==== Collected data ====

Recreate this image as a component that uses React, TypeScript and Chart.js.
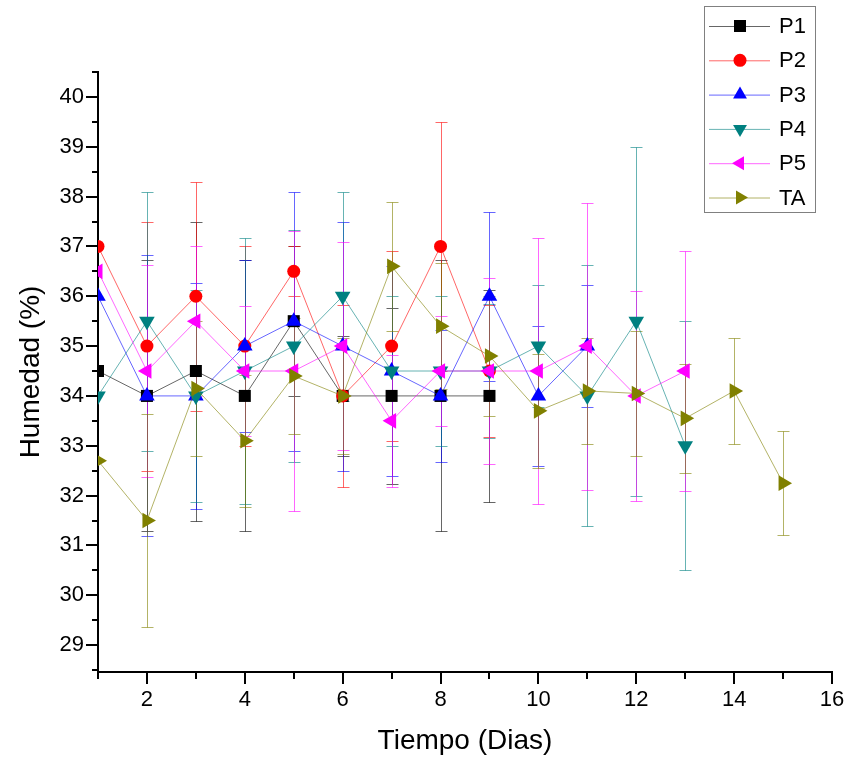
import React, { useEffect, useRef } from 'react';
import { Chart, registerables } from 'chart.js';

Chart.register(...registerables);

// ---- data ----
const DAYS = [1, 2, 3, 4, 5, 6, 7, 8, 9, 10, 11, 12, 13, 14, 15];

const P1 = [34.5, 34, 34.5, 34, 35.5, 34, 34, 34, 34];
const P1_ERR = [null, 2.72, 3.0, 2.72, 1.5, 1.21, 1.77, 2.72, 2.12];

const P2 = [37, 35, 36, 35, 36.5, 34, 35, 37, 34.5];
const P2_ERR = [null, 2.5, 2.3, 2.0, 0.5, 1.82, 1.9, 2.5, 1.33];

const P3 = [36, 34, 34, 35, 35.5, 35, 34.5, 34, 36, 34, 35];
const P3_ERR = [null, 2.82, 2.27, 1.73, 2.6, 2.5, 2.1, 1.32, 1.7, 1.41, 1.23];

const P4 = [34, 35.5, 34, 34.5, 35, 36, 34.5, 34.5, 34.5, 35, 34, 35.5, 33];
const P4_ERR = [null, 2.6, 2.12, 2.67, 2.32, 2.1, 1.5, 1.5, 1.35, 1.23, 2.62, 3.5, 2.5];

const P5 = [36.5, 34.5, 35.5, 34.5, 34.5, 35, 33.5, 34.5, 34.5, 34.5, 35, 34, 34.5];
const P5_ERR = [null, 2.12, 1.5, 1.3, 2.8, 2.08, 1.32, 1.11, 1.87, 2.67, 2.88, 2.1, 2.4];

const TA = [32.7, 31.5, 34.15, 33.1, 34.4, 34, 36.6, 35.4, 34.8, 33.7, 34.1, 34.05, 33.55, 34.1, 32.25];
const TA_ERR = [null, 2.14, 1.35, 1.32, 1.17, 1.17, 1.3, 1.27, 1.2, 1.14, 1.07, 1.25, 1.1, 1.06, 1.05];

const SERIES_LABELS = ['P1', 'P2', 'P3', 'P4', 'P5', 'TA'];
const SERIES_VALUES = [P1, P2, P3, P4, P5, TA];
const SERIES_ERRORS = [P1_ERR, P2_ERR, P3_ERR, P4_ERR, P5_ERR, TA_ERR];

const X_MIN = 1;
const X_MAX = 16;
const Y_MIN = 28.46;
const Y_MAX = 40.5;
const X_TICK_VALUES = [1, 2, 3, 4, 5, 6, 7, 8, 9, 10, 11, 12, 13, 14, 15, 16];
const Y_TICK_VALUES = [29, 30, 31, 32, 33, 34, 35, 36, 37, 38, 39, 40];

const X_TITLE = 'Tiempo (Dias)';
const Y_TITLE = 'Humedad (%)';

// ---- styles ----
const RGB = ['0,0,0', '255,0,0', '0,0,255', '0,128,128', '255,0,255', '128,128,0'];
const POINT_STYLES = ['rect', 'circle', 'triangle', 'triangle', 'triangle', 'triangle'];
const ROTATIONS = [0, 0, 0, 180, -90, 90];
const RADII = [8.5, 6.5, 9, 9, 9, 9];
const FONT = '"Liberation Sans", Arial, sans-serif';

function drawMarker(ctx: CanvasRenderingContext2D, style: string, rot: number, x: number, y: number, r: number) {
  ctx.beginPath();
  if (style === 'circle') {
    ctx.arc(x, y, r, 0, Math.PI * 2);
  } else if (style === 'rect') {
    const s = r * Math.SQRT1_2;
    ctx.rect(x - s, y - s, 2 * s, 2 * s);
  } else {
    let rad = (rot * Math.PI) / 180;
    for (let k = 0; k < 3; k++) {
      const px = x + Math.sin(rad) * r;
      const py = y - Math.cos(rad) * r;
      if (k === 0) ctx.moveTo(px, py);
      else ctx.lineTo(px, py);
      rad += (2 * Math.PI) / 3;
    }
    ctx.closePath();
  }
  ctx.fill();
}

const errorBarPlugin = {
  id: 'errorBars',
  beforeDatasetsDraw(chart: any) {
    const { ctx, chartArea, scales } = chart;
    const xs = scales.x;
    const ys = scales.y;
    ctx.save();
    ctx.beginPath();
    ctx.rect(chartArea.left, chartArea.top, chartArea.right - chartArea.left, chartArea.bottom - chartArea.top);
    ctx.clip();
    ctx.lineWidth = 1;
    chart.data.datasets.forEach((ds: any) => {
      const errs = ds.errors;
      if (!errs) return;
      ctx.strokeStyle = ds.errorColor;
      ds.data.forEach((pt: any, i: number) => {
        const e = errs[i];
        if (e == null) return;
        const px = Math.round(xs.getPixelForValue(pt.x)) + 0.5;
        const yt = Math.round(ys.getPixelForValue(pt.y + e)) + 0.5;
        const yb = Math.round(ys.getPixelForValue(pt.y - e)) + 0.5;
        ctx.beginPath();
        ctx.moveTo(px, yt);
        ctx.lineTo(px, yb);
        ctx.moveTo(px - 6, yt);
        ctx.lineTo(px + 6, yt);
        ctx.moveTo(px - 6, yb);
        ctx.lineTo(px + 6, yb);
        ctx.stroke();
      });
    });
    ctx.restore();
  },
};

const axisTicksPlugin = {
  id: 'axisTicks',
  afterDraw(chart: any) {
    const { ctx, chartArea, scales } = chart;
    const xs = scales.x;
    const ys = scales.y;
    ctx.save();
    ctx.strokeStyle = '#000';
    ctx.lineWidth = 2;
    const start = Math.ceil(ys.min * 2) / 2;
    for (let v = start; v <= ys.max + 1e-9; v += 0.5) {
      const py = Math.round(ys.getPixelForValue(v));
      const major = Math.abs(v - Math.round(v)) < 1e-6;
      const len = major ? 12 : 6;
      ctx.beginPath();
      ctx.moveTo(chartArea.left - len, py);
      ctx.lineTo(chartArea.left, py);
      ctx.stroke();
    }
    for (let v = Math.ceil(xs.min); v <= xs.max; v += 1) {
      const px = Math.round(xs.getPixelForValue(v));
      const len = v % 2 === 0 ? 12 : 7;
      ctx.beginPath();
      ctx.moveTo(px, chartArea.bottom);
      ctx.lineTo(px, chartArea.bottom + len);
      ctx.stroke();
    }
    ctx.restore();
  },
};

const legendPlugin = {
  id: 'boxLegend',
  afterDraw(chart: any) {
    const { ctx } = chart;
    const boxL = 704, boxT = 6, boxW = 111, boxH = 206;
    ctx.save();
    ctx.strokeStyle = '#808080';
    ctx.lineWidth = 1;
    ctx.strokeRect(boxL + 0.5, boxT + 0.5, boxW, boxH);
    chart.data.datasets.forEach((ds: any, i: number) => {
      const cy = 26 + i * 34.3;
      ctx.strokeStyle = ds.borderColor;
      ctx.lineWidth = 1;
      ctx.beginPath();
      ctx.moveTo(709, cy + 0.5);
      ctx.lineTo(770, cy + 0.5);
      ctx.stroke();
      ctx.fillStyle = ds.pointBackgroundColor;
      const r = POINT_STYLES[i] === 'rect' ? 8.5 : POINT_STYLES[i] === 'circle' ? 6.5 : 8;
      drawMarker(ctx, POINT_STYLES[i], ROTATIONS[i], 740, cy, r);
      ctx.fillStyle = '#000';
      ctx.font = `22px ${FONT}`;
      ctx.textBaseline = 'middle';
      ctx.textAlign = 'left';
      ctx.fillText(ds.label, 779, cy + 1);
    });
    ctx.restore();
  },
};

export default function App() {
  const canvasRef = useRef<HTMLCanvasElement | null>(null);

  useEffect(() => {
    if (!canvasRef.current) return;
    const datasets = SERIES_LABELS.map((label, i) => ({
      label,
      data: SERIES_VALUES[i].map((v, j) => ({ x: DAYS[j], y: v })),
      errors: SERIES_ERRORS[i],
      errorColor: `rgba(${RGB[i]},0.6)`,
      borderColor: `rgba(${RGB[i]},0.6)`,
      borderWidth: 1,
      backgroundColor: `rgb(${RGB[i]})`,
      pointBackgroundColor: `rgb(${RGB[i]})`,
      pointBorderColor: `rgb(${RGB[i]})`,
      pointBorderWidth: 0,
      pointStyle: POINT_STYLES[i],
      pointRotation: ROTATIONS[i],
      pointRadius: RADII[i],
      pointHoverRadius: RADII[i],
      tension: 0,
      fill: false,
      order: SERIES_LABELS.length - i,
    }));

    const chart = new Chart(canvasRef.current, {
      type: 'line',
      data: { datasets } as any,
      options: {
        animation: false,
        responsive: false,
        maintainAspectRatio: false,
        devicePixelRatio: 1,
        events: [],
        layout: { padding: { left: 0, top: 72, right: 16, bottom: 0 } },
        plugins: {
          legend: { display: false },
          tooltip: { enabled: false },
        },
        scales: {
          x: {
            type: 'linear',
            min: X_MIN,
            max: X_MAX,
            afterBuildTicks: (s: any) => {
              s.ticks = X_TICK_VALUES.map((v) => ({ value: v }));
            },
            afterFit: (s: any) => {
              s.height = 85;
              s.paddingRight = 0;
              s.paddingLeft = 0;
            },
            grid: { display: false, drawTicks: false },
            border: { display: true, color: '#000', width: 2 },
            ticks: {
              autoSkip: false,
              maxRotation: 0,
              padding: 15,
              color: '#000',
              font: { family: FONT, size: 22 },
              callback: (v: any) => (Number(v) % 2 === 0 ? String(v) : ''),
            },
            title: {
              display: true,
              text: X_TITLE,
              color: '#000',
              font: { family: FONT, size: 28, lineHeight: 1.1 },
              padding: { top: 0, bottom: 0 },
            },
          },
          y: {
            type: 'linear',
            min: Y_MIN,
            max: Y_MAX,
            afterBuildTicks: (s: any) => {
              s.ticks = Y_TICK_VALUES.map((v) => ({ value: v }));
            },
            afterFit: (s: any) => {
              s.width = 98;
              s.paddingTop = 0;
              s.paddingBottom = 0;
            },
            grid: { display: false, drawTicks: false },
            border: { display: true, color: '#000', width: 2 },
            ticks: {
              autoSkip: false,
              padding: 14,
              color: '#000',
              font: { family: FONT, size: 22 },
              callback: (v: any) => String(v),
            },
            title: {
              display: true,
              text: Y_TITLE,
              color: '#000',
              font: { family: FONT, size: 28, lineHeight: 1.1 },
              padding: { top: 16, bottom: 0 },
            },
          },
        },
      } as any,
      plugins: [errorBarPlugin, axisTicksPlugin, legendPlugin],
    });
    return () => chart.destroy();
  }, []);

  return (
    <div style={{ position: 'absolute', left: 0, top: 0, width: 848, height: 757, background: '#fff' }}>
      <canvas ref={canvasRef} width={848} height={757} style={{ display: 'block', width: 848, height: 757 }} />
    </div>
  );
}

====

### Required work
Repeat the lines above, starting at the first and stopping after the line that holds "13, 14, 15];", with the pictures left out.

### Result for this task
Recreate this image as a component that uses React, TypeScript and Chart.js.
import React, { useEffect, useRef } from 'react';
import { Chart, registerables } from 'chart.js';

Chart.register(...registerables);

// ---- data ----
const DAYS = [1, 2, 3, 4, 5, 6, 7, 8, 9, 10, 11, 12, 13, 14, 15];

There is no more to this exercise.